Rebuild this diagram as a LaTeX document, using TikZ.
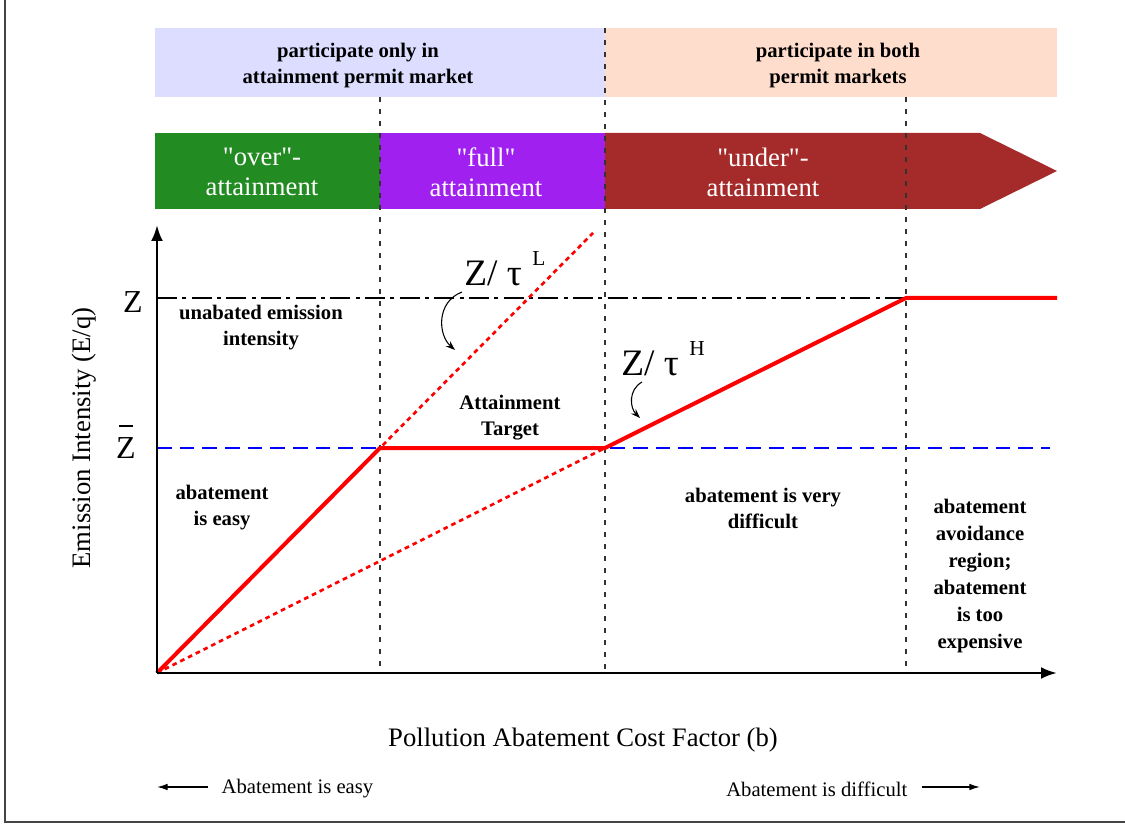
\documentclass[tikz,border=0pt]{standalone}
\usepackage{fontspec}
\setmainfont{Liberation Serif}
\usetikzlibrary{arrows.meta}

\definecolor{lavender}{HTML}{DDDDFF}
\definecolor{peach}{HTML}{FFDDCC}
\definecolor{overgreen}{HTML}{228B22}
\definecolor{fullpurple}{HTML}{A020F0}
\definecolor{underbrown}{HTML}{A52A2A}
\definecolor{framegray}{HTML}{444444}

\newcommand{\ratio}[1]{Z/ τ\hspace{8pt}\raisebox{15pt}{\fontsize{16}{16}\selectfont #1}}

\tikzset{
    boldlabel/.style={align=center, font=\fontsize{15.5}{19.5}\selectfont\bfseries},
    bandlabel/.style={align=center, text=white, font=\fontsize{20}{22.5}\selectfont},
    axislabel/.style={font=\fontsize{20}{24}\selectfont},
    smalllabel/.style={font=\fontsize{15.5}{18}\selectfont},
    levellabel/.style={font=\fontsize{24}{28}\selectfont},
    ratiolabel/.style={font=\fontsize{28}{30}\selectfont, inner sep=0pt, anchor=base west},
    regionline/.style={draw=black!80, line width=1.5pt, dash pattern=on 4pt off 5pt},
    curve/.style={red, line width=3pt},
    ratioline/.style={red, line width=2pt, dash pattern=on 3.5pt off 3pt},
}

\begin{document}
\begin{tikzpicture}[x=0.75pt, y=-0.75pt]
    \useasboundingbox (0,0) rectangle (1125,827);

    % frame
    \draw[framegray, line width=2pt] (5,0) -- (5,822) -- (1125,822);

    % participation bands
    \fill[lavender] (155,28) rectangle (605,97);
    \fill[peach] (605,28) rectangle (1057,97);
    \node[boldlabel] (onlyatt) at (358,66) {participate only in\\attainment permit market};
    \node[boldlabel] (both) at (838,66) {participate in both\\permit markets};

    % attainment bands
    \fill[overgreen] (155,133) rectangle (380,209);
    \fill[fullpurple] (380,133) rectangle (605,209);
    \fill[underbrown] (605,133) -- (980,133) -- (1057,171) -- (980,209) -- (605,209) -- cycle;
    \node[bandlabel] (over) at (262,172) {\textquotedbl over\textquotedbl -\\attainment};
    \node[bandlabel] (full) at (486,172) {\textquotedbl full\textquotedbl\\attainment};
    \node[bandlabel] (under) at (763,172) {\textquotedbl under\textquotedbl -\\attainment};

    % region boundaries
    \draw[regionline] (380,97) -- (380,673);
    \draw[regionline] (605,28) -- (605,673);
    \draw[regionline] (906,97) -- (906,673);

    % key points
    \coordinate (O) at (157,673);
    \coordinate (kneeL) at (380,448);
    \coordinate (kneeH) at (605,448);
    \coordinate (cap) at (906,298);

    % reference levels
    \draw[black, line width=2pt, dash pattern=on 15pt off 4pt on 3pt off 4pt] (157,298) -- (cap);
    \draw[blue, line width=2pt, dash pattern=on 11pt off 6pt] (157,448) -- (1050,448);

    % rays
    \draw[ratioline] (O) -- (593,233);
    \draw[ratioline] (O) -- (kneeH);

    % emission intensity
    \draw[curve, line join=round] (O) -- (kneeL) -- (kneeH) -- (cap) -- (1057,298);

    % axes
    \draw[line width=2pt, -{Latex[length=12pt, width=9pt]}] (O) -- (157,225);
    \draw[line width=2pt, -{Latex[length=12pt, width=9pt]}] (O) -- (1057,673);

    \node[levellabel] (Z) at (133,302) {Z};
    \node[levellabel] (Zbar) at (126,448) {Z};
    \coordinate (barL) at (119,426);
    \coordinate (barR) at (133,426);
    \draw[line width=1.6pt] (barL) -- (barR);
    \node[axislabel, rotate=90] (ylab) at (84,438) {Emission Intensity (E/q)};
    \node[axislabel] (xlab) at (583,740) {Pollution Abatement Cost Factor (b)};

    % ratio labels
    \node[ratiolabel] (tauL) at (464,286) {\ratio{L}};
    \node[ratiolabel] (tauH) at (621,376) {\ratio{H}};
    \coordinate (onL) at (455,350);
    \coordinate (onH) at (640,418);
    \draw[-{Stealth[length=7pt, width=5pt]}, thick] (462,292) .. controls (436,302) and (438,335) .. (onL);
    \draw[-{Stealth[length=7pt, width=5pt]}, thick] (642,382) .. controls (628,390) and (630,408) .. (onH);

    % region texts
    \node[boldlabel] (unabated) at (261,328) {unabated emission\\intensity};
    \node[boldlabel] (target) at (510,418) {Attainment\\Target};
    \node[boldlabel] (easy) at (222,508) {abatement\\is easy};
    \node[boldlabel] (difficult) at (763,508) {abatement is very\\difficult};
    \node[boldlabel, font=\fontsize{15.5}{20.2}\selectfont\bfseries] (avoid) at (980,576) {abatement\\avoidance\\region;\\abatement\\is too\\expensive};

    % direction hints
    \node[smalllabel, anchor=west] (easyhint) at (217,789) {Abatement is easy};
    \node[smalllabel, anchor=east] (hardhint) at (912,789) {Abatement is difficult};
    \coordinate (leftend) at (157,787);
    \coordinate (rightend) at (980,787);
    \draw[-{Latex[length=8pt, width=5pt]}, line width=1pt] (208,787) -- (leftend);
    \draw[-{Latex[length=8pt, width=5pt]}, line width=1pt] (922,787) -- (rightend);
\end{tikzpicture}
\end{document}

» **To do**
Output the lines above in full and exactly as given, omitting any pictures.

» **Task result**
Rebuild this diagram as a LaTeX document, using TikZ.
\documentclass[tikz,border=0pt]{standalone}
\usepackage{fontspec}
\setmainfont{Liberation Serif}
\usetikzlibrary{arrows.meta}

\definecolor{lavender}{HTML}{DDDDFF}
\definecolor{peach}{HTML}{FFDDCC}
\definecolor{overgreen}{HTML}{228B22}
\definecolor{fullpurple}{HTML}{A020F0}
\definecolor{underbrown}{HTML}{A52A2A}
\definecolor{framegray}{HTML}{444444}

\newcommand{\ratio}[1]{Z/ τ\hspace{8pt}\raisebox{15pt}{\fontsize{16}{16}\selectfont #1}}

\tikzset{
    boldlabel/.style={align=center, font=\fontsize{15.5}{19.5}\selectfont\bfseries},
    bandlabel/.style={align=center, text=white, font=\fontsize{20}{22.5}\selectfont},
    axislabel/.style={font=\fontsize{20}{24}\selectfont},
    smalllabel/.style={font=\fontsize{15.5}{18}\selectfont},
    levellabel/.style={font=\fontsize{24}{28}\selectfont},
    ratiolabel/.style={font=\fontsize{28}{30}\selectfont, inner sep=0pt, anchor=base west},
    regionline/.style={draw=black!80, line width=1.5pt, dash pattern=on 4pt off 5pt},
    curve/.style={red, line width=3pt},
    ratioline/.style={red, line width=2pt, dash pattern=on 3.5pt off 3pt},
}

\begin{document}
\begin{tikzpicture}[x=0.75pt, y=-0.75pt]
    \useasboundingbox (0,0) rectangle (1125,827);

    % frame
    \draw[framegray, line width=2pt] (5,0) -- (5,822) -- (1125,822);

    % participation bands
    \fill[lavender] (155,28) rectangle (605,97);
    \fill[peach] (605,28) rectangle (1057,97);
    \node[boldlabel] (onlyatt) at (358,66) {participate only in\\attainment permit market};
    \node[boldlabel] (both) at (838,66) {participate in both\\permit markets};

    % attainment bands
    \fill[overgreen] (155,133) rectangle (380,209);
    \fill[fullpurple] (380,133) rectangle (605,209);
    \fill[underbrown] (605,133) -- (980,133) -- (1057,171) -- (980,209) -- (605,209) -- cycle;
    \node[bandlabel] (over) at (262,172) {\textquotedbl over\textquotedbl -\\attainment};
    \node[bandlabel] (full) at (486,172) {\textquotedbl full\textquotedbl\\attainment};
    \node[bandlabel] (under) at (763,172) {\textquotedbl under\textquotedbl -\\attainment};

    % region boundaries
    \draw[regionline] (380,97) -- (380,673);
    \draw[regionline] (605,28) -- (605,673);
    \draw[regionline] (906,97) -- (906,673);

    % key points
    \coordinate (O) at (157,673);
    \coordinate (kneeL) at (380,448);
    \coordinate (kneeH) at (605,448);
    \coordinate (cap) at (906,298);

    % reference levels
    \draw[black, line width=2pt, dash pattern=on 15pt off 4pt on 3pt off 4pt] (157,298) -- (cap);
    \draw[blue, line width=2pt, dash pattern=on 11pt off 6pt] (157,448) -- (1050,448);

    % rays
    \draw[ratioline] (O) -- (593,233);
    \draw[ratioline] (O) -- (kneeH);

    % emission intensity
    \draw[curve, line join=round] (O) -- (kneeL) -- (kneeH) -- (cap) -- (1057,298);

    % axes
    \draw[line width=2pt, -{Latex[length=12pt, width=9pt]}] (O) -- (157,225);
    \draw[line width=2pt, -{Latex[length=12pt, width=9pt]}] (O) -- (1057,673);

    \node[levellabel] (Z) at (133,302) {Z};
    \node[levellabel] (Zbar) at (126,448) {Z};
    \coordinate (barL) at (119,426);
    \coordinate (barR) at (133,426);
    \draw[line width=1.6pt] (barL) -- (barR);
    \node[axislabel, rotate=90] (ylab) at (84,438) {Emission Intensity (E/q)};
    \node[axislabel] (xlab) at (583,740) {Pollution Abatement Cost Factor (b)};

    % ratio labels
    \node[ratiolabel] (tauL) at (464,286) {\ratio{L}};
    \node[ratiolabel] (tauH) at (621,376) {\ratio{H}};
    \coordinate (onL) at (455,350);
    \coordinate (onH) at (640,418);
    \draw[-{Stealth[length=7pt, width=5pt]}, thick] (462,292) .. controls (436,302) and (438,335) .. (onL);
    \draw[-{Stealth[length=7pt, width=5pt]}, thick] (642,382) .. controls (628,390) and (630,408) .. (onH);

    % region texts
    \node[boldlabel] (unabated) at (261,328) {unabated emission\\intensity};
    \node[boldlabel] (target) at (510,418) {Attainment\\Target};
    \node[boldlabel] (easy) at (222,508) {abatement\\is easy};
    \node[boldlabel] (difficult) at (763,508) {abatement is very\\difficult};
    \node[boldlabel, font=\fontsize{15.5}{20.2}\selectfont\bfseries] (avoid) at (980,576) {abatement\\avoidance\\region;\\abatement\\is too\\expensive};

    % direction hints
    \node[smalllabel, anchor=west] (easyhint) at (217,789) {Abatement is easy};
    \node[smalllabel, anchor=east] (hardhint) at (912,789) {Abatement is difficult};
    \coordinate (leftend) at (157,787);
    \coordinate (rightend) at (980,787);
    \draw[-{Latex[length=8pt, width=5pt]}, line width=1pt] (208,787) -- (leftend);
    \draw[-{Latex[length=8pt, width=5pt]}, line width=1pt] (922,787) -- (rightend);
\end{tikzpicture}
\end{document}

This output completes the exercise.